Following is an edited version of the speech delivered on Emancipation Day by President of the Barbados Youth Development Council, Cherisse Francis.
… I will endeavour to speak to and on the behalf of the young people.
To know where you are going in any journey you must first know where you have come from and the journey towards emancipation is no different. Every August 1, ever since 1834 when around 668,000 slaves were made free or partially free, this date has been met with much rejoicing and celebration.
Today, as we continue in this commemorative tradition, we must not only sing and dance and speak but we must quietly reflect on our past accomplishments, our present state and the future to which we aspire.
Our ancestors such as “Bussa”, beneath who we congregate, fought so that they and we in later years could experience a “setting free” that is, the true meaning of emancipation.
In doing so, they struggled to preserve and create a culture that is uniquely ours; an Afro-Caribbean melting pot which we can cherish and live out as our way of life.
So when in the name of development we refuse to sing the negro spirituals or preserve our oral tradition as the griots of yesteryear did are we still emancipated or are we instead becoming slaves to a new culture that is not ours?
When we refuse to inform our children about golden square or the screw dock and instead tell them of places that were transplanted to our island by another what are we saying to the youth about “we culture”?
Sadly it seems as though we have forgotten that home drums beat first and instead of being emancipated we have just become slaves to a new master. So today, I on behalf of the youth acknowledge the contributions of those who set us on our path and gave us a beginning… I charge you, when you reflect, share with others and give the youth a look into the past so that they may understand the present.
Even without understanding the true meaning of the word emancipation, our young people will tell you that they are emancipated and free beings and I don’t blame them. In a society which is riddled with a constitution and fundamental rights, statutes, conventions and a myriad of documents which proclaim our independence we appear as free individuals.
But for me I wonder if we simply traded our physical enslavement for another form of mental entrapment. How free can we as a people really be if we choose to remain uninformed and firmly bound to an ‘animal farm ‘mentality? Our ideology that one person is more equal than the other does not shackle us physically or force us to perpetuate the ideas of a master based on the colour of our skin but it does limit us.

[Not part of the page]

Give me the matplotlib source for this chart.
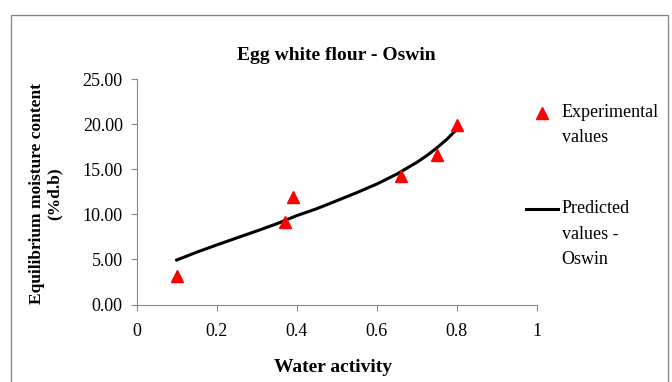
import numpy as np
import matplotlib.pyplot as plt
from matplotlib.patches import Rectangle
from matplotlib.legend_handler import HandlerLine2D

# experimental points
aw_exp = [0.10, 0.37, 0.39, 0.66, 0.75, 0.80]
emc_exp = [3.2, 9.2, 11.95, 14.2, 16.6, 19.9]

# predicted (Oswin) curve
aw_pred = [0.10, 0.15, 0.20, 0.25, 0.30, 0.35, 0.40, 0.45, 0.50, 0.55,
           0.60, 0.65, 0.70, 0.725, 0.75, 0.775, 0.80]
emc_pred = [4.93, 5.80, 6.60, 7.38, 8.15, 8.95, 9.85, 10.62, 11.50, 12.40,
            13.35, 14.45, 15.75, 16.50, 17.35, 18.30, 19.40]

xticks = [0, 0.2, 0.4, 0.6, 0.8, 1]
xticklabels = ['0', '0.2', '0.4', '0.6', '0.8', '1']
yticks = [0, 5, 10, 15, 20, 25]

plt.rcParams['font.family'] = ['Liberation Serif', 'DejaVu Serif']
grey = '#888888'


class TopHandler(HandlerLine2D):
    # puts the legend key level with the first line of its label
    def __init__(self, dy, **kw):
        super().__init__(**kw)
        self.dy = dy

    def create_artists(self, *args, **kw):
        arts = super().create_artists(*args, **kw)
        for a in arts:
            a.set_ydata(np.asarray(a.get_ydata()) + self.dy)
        return arts


fig = plt.figure(figsize=(6.72, 3.82), dpi=100)
ax = fig.add_axes([136.7 / 672, 77.5 / 382, 400 / 672, 225.5 / 382])

line, = ax.plot(aw_pred, emc_pred, color='black', lw=2.2)
pts, = ax.plot(aw_exp, emc_exp, '^', color='red', ms=8, ls='none')

ax.set_xlim(0, 1)
ax.set_ylim(0, 25)
ax.set_xticks(xticks)
ax.set_xticklabels(xticklabels)
ax.set_yticks(yticks)
ax.set_yticklabels([f'{v:.2f}' for v in yticks])
ax.tick_params(labelsize=13, color=grey, length=4)
ax.tick_params(axis='x', pad=9)
ax.tick_params(axis='y', pad=6)
for s in ['top', 'right']:
    ax.spines[s].set_visible(False)
for s in ['left', 'bottom']:
    ax.spines[s].set_color(grey)

ax.set_title('Egg white flour - Oswin', fontsize=14, fontweight='bold', pad=14)
ax.set_xlabel('Water activity', fontsize=14, fontweight='bold', va='center')
ax.xaxis.set_label_coords(0.49, (304.5 - 367) / 225.5)
ax.set_ylabel('Equilibrium moisture content\n(%d.b)', fontsize=12.5, fontweight='bold',
              va='center', linespacing=1.1)
ax.yaxis.set_label_coords((46 - 136.7) / 400, (304.5 - 193.5) / 225.5)

leg = ax.legend([pts, line], ['Experimental\nvalues', 'Predicted\nvalues -\nOswin'],
                loc='upper left', bbox_to_anchor=(526 / 672, 1 - 104 / 382),
                bbox_transform=fig.transFigure, frameon=False, fontsize=13,
                labelspacing=3.0, handlelength=1.77, handletextpad=0.2,
                borderpad=0, borderaxespad=0, numpoints=1,
                handler_map={pts: TopHandler(9.0, numpoints=1), line: TopHandler(18.0)})
for t in leg.get_texts():
    t.set_linespacing(1.63)

fig.patches.append(Rectangle((11 / 672, -0.01), 657 / 672, 1 - 15 / 382 + 0.01,
                             transform=fig.transFigure, fill=False, edgecolor=grey, lw=1))

fig.savefig('out.png', dpi=100)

Furthermore, discrimination against a person due to a disability, their sexual orientation or their religious orientation is another crippling hindrance which has left our society captive in mental prisons. When we liberate our thought processes and open ourselves to embracing people and new ideas then we learn, as we learn we understand.
Understanding often times brings unity which acts as a thrusting force to fight. Once again looking back to the past we learn that when we fight, we emancipate ourselves.
So … as we look back to the past and look inward to the present we can chart an emancipated future. Becoming emancipated implies that your future is limitless and unwritten; this means that your development is your responsibility…
As the Barbados Youth Development Council … prepares for International Youth Day on August 12 we turn to the United Nation’s 2013 theme for International Youth Day which is “Youth Migration: Moving Development Forward”.
Though seemingly unrelated we link this theme to the events that surrounded emancipation in that our ancestors were forced to migrate from their homeland. They then took this migration and made a horrendous crime against humanity into a new culture; they developed. In much the same way, we as a people must embrace others and embrace our circumstances.
Always remember our past obstacles and triumphs and preserve our identity. Using this collective goal of development, we have ammunition to go forward and the manpower to do so… Emancipated people know themselves and are willing to understand others, they love, they learn and they fight. Emancipated people are set free to enjoy all that life offers.